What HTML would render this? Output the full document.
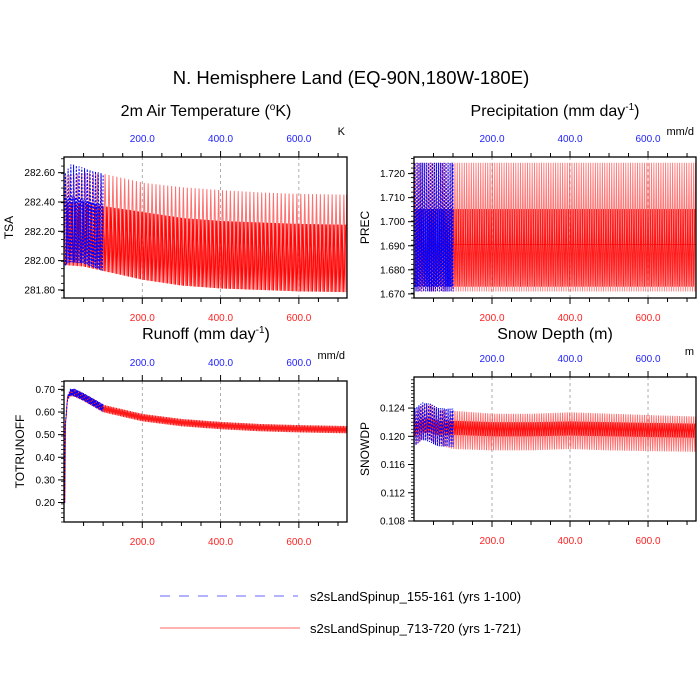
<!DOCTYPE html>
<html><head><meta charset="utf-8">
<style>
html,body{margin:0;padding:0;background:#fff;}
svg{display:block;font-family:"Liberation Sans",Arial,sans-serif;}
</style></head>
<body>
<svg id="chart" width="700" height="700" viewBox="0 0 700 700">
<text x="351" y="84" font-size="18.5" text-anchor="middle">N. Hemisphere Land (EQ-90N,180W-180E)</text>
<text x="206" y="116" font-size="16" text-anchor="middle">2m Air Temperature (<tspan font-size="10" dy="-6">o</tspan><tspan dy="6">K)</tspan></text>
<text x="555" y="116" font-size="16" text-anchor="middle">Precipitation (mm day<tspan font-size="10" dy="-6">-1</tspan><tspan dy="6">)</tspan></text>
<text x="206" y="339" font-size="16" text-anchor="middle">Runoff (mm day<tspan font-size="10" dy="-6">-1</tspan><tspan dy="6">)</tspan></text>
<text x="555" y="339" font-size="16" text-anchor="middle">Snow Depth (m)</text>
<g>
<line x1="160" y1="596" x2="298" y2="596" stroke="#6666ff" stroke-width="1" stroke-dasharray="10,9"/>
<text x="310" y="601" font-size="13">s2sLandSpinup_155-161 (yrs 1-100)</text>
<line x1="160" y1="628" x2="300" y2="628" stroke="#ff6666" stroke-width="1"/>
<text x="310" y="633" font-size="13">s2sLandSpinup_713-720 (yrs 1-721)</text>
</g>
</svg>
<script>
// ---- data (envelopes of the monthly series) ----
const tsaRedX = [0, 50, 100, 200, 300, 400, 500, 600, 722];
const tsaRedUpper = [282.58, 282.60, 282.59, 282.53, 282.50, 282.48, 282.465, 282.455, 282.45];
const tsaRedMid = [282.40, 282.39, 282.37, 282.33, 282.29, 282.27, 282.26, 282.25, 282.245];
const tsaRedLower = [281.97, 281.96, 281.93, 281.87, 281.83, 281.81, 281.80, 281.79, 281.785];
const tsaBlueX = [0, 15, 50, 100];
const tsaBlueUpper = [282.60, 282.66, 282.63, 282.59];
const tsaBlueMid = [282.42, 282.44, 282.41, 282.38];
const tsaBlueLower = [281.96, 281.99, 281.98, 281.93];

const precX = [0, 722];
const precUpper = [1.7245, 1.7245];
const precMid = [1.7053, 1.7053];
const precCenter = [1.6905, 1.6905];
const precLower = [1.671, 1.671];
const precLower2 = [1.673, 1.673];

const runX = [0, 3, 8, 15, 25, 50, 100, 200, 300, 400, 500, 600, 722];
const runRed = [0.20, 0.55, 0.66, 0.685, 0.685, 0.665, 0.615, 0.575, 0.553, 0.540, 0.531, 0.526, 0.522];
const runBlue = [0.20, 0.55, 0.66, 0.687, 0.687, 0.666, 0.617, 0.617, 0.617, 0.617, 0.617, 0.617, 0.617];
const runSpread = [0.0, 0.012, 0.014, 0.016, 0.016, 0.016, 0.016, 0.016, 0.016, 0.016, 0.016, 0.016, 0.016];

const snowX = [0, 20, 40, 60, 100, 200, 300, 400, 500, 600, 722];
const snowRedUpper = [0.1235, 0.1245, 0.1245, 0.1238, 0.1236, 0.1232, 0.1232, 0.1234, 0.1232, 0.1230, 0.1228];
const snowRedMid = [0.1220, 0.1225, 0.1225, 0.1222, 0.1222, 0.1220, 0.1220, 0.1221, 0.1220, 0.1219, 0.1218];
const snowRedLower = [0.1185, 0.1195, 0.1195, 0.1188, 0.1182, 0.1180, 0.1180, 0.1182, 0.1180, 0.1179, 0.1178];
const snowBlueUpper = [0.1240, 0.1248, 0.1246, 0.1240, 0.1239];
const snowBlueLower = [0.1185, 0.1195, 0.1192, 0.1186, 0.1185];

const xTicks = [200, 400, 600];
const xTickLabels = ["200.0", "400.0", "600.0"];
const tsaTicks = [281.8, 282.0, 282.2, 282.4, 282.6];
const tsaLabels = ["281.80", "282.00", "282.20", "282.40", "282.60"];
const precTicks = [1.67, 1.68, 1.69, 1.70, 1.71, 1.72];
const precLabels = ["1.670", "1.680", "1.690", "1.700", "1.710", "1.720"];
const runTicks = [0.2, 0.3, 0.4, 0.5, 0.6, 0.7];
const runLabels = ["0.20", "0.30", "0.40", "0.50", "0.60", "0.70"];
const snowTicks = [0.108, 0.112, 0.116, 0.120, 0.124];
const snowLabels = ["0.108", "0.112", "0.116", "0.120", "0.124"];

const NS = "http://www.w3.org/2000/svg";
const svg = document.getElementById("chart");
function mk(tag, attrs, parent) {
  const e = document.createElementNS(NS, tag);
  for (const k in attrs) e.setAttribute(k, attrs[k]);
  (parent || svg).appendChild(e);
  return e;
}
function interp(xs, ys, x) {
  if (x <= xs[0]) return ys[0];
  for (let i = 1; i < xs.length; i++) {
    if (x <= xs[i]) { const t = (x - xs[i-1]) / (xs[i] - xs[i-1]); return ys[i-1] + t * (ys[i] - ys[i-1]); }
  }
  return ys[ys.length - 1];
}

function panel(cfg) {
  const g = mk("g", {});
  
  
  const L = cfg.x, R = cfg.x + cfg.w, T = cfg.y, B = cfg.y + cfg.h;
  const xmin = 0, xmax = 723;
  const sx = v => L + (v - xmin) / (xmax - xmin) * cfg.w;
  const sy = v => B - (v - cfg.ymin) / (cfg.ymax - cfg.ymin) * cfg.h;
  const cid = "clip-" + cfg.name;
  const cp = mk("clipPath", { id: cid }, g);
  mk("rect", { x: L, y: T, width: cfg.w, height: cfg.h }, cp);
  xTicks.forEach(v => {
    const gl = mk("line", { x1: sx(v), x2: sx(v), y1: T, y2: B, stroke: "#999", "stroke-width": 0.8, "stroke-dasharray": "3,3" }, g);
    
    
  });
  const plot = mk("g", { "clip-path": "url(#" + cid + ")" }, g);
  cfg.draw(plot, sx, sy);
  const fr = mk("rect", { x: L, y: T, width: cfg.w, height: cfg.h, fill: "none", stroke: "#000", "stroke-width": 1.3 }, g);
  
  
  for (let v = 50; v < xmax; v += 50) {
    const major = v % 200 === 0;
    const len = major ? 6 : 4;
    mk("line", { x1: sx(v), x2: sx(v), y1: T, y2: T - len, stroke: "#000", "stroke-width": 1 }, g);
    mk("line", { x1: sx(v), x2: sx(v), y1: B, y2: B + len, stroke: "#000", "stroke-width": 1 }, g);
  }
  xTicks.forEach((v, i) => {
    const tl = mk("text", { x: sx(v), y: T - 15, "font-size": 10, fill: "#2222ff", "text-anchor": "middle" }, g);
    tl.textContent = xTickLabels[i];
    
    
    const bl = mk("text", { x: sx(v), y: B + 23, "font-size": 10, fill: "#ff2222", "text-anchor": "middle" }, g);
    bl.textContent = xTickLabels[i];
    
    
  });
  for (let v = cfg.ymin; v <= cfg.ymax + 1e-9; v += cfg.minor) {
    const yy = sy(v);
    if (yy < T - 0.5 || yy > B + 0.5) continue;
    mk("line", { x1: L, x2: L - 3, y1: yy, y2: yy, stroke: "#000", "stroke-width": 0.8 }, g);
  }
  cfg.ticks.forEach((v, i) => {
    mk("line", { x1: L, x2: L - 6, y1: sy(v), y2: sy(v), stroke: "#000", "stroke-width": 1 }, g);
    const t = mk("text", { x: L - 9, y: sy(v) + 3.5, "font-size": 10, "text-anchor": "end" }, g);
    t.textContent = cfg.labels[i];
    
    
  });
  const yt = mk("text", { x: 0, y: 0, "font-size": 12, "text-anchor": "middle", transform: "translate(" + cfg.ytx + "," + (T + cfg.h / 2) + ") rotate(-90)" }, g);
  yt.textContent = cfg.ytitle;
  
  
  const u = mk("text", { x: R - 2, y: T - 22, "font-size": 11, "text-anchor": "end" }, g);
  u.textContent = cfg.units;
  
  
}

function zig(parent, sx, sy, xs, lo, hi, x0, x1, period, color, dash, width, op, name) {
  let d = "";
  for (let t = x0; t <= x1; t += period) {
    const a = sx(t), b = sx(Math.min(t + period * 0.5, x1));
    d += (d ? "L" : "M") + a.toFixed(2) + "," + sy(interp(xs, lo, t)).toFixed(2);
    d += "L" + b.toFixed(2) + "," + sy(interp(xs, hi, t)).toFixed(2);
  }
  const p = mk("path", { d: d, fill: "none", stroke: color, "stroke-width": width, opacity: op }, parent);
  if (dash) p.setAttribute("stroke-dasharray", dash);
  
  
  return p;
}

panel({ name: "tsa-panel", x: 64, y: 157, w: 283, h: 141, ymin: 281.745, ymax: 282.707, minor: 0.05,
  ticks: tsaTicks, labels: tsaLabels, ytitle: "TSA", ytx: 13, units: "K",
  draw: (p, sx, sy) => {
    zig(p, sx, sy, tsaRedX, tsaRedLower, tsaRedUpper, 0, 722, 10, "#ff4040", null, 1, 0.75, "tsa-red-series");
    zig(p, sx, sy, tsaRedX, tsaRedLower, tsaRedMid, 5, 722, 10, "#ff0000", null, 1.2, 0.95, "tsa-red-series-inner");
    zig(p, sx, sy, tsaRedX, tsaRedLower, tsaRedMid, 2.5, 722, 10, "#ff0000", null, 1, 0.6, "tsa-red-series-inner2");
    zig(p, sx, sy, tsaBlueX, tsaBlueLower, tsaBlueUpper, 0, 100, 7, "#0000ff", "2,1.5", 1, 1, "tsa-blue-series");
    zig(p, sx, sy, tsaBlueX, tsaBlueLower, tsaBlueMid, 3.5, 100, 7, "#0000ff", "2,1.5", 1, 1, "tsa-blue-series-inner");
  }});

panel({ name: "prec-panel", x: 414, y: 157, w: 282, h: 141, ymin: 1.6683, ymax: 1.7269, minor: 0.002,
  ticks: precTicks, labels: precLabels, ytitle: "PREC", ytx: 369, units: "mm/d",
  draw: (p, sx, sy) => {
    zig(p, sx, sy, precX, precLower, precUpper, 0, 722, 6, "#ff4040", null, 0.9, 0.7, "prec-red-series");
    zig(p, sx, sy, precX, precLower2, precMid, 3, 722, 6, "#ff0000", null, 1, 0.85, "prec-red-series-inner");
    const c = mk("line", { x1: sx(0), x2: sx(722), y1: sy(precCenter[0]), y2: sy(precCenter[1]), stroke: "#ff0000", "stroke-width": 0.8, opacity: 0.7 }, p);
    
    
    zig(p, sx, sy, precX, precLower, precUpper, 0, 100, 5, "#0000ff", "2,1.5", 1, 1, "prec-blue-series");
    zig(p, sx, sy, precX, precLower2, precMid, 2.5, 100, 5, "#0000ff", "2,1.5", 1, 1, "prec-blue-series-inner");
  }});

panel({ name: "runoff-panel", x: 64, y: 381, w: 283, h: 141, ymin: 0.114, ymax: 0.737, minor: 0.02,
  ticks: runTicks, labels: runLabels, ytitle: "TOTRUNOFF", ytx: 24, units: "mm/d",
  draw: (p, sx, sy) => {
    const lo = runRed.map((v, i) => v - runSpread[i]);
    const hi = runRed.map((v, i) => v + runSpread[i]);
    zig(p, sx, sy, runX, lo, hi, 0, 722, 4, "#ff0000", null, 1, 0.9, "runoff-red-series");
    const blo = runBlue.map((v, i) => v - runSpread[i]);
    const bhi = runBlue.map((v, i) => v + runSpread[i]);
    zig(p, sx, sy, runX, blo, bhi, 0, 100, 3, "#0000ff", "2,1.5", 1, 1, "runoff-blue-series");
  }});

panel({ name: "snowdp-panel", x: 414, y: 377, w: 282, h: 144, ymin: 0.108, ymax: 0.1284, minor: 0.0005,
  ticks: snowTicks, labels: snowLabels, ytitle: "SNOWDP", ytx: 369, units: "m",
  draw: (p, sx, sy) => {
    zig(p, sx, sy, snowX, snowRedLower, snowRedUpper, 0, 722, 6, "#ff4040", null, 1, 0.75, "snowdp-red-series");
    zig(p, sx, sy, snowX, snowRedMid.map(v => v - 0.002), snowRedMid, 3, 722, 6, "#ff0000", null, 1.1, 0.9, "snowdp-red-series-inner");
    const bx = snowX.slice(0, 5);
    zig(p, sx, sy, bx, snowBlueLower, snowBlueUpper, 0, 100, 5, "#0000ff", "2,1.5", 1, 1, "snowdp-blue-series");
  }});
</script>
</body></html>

> [TO BE DONE] Begin at the first line of the material and copy each line exactly through the one containing "const precLower2 = [1.673, 1.673];". Omit pictures.

> [ANSWER TO THE PROBLEM]
What HTML would render this? Output the full document.
<!DOCTYPE html>
<html><head><meta charset="utf-8">
<style>
html,body{margin:0;padding:0;background:#fff;}
svg{display:block;font-family:"Liberation Sans",Arial,sans-serif;}
</style></head>
<body>
<svg id="chart" width="700" height="700" viewBox="0 0 700 700">
<text x="351" y="84" font-size="18.5" text-anchor="middle">N. Hemisphere Land (EQ-90N,180W-180E)</text>
<text x="206" y="116" font-size="16" text-anchor="middle">2m Air Temperature (<tspan font-size="10" dy="-6">o</tspan><tspan dy="6">K)</tspan></text>
<text x="555" y="116" font-size="16" text-anchor="middle">Precipitation (mm day<tspan font-size="10" dy="-6">-1</tspan><tspan dy="6">)</tspan></text>
<text x="206" y="339" font-size="16" text-anchor="middle">Runoff (mm day<tspan font-size="10" dy="-6">-1</tspan><tspan dy="6">)</tspan></text>
<text x="555" y="339" font-size="16" text-anchor="middle">Snow Depth (m)</text>
<g>
<line x1="160" y1="596" x2="298" y2="596" stroke="#6666ff" stroke-width="1" stroke-dasharray="10,9"/>
<text x="310" y="601" font-size="13">s2sLandSpinup_155-161 (yrs 1-100)</text>
<line x1="160" y1="628" x2="300" y2="628" stroke="#ff6666" stroke-width="1"/>
<text x="310" y="633" font-size="13">s2sLandSpinup_713-720 (yrs 1-721)</text>
</g>
</svg>
<script>
// ---- data (envelopes of the monthly series) ----
const tsaRedX = [0, 50, 100, 200, 300, 400, 500, 600, 722];
const tsaRedUpper = [282.58, 282.60, 282.59, 282.53, 282.50, 282.48, 282.465, 282.455, 282.45];
const tsaRedMid = [282.40, 282.39, 282.37, 282.33, 282.29, 282.27, 282.26, 282.25, 282.245];
const tsaRedLower = [281.97, 281.96, 281.93, 281.87, 281.83, 281.81, 281.80, 281.79, 281.785];
const tsaBlueX = [0, 15, 50, 100];
const tsaBlueUpper = [282.60, 282.66, 282.63, 282.59];
const tsaBlueMid = [282.42, 282.44, 282.41, 282.38];
const tsaBlueLower = [281.96, 281.99, 281.98, 281.93];

const precX = [0, 722];
const precUpper = [1.7245, 1.7245];
const precMid = [1.7053, 1.7053];
const precCenter = [1.6905, 1.6905];
const precLower = [1.671, 1.671];
const precLower2 = [1.673, 1.673];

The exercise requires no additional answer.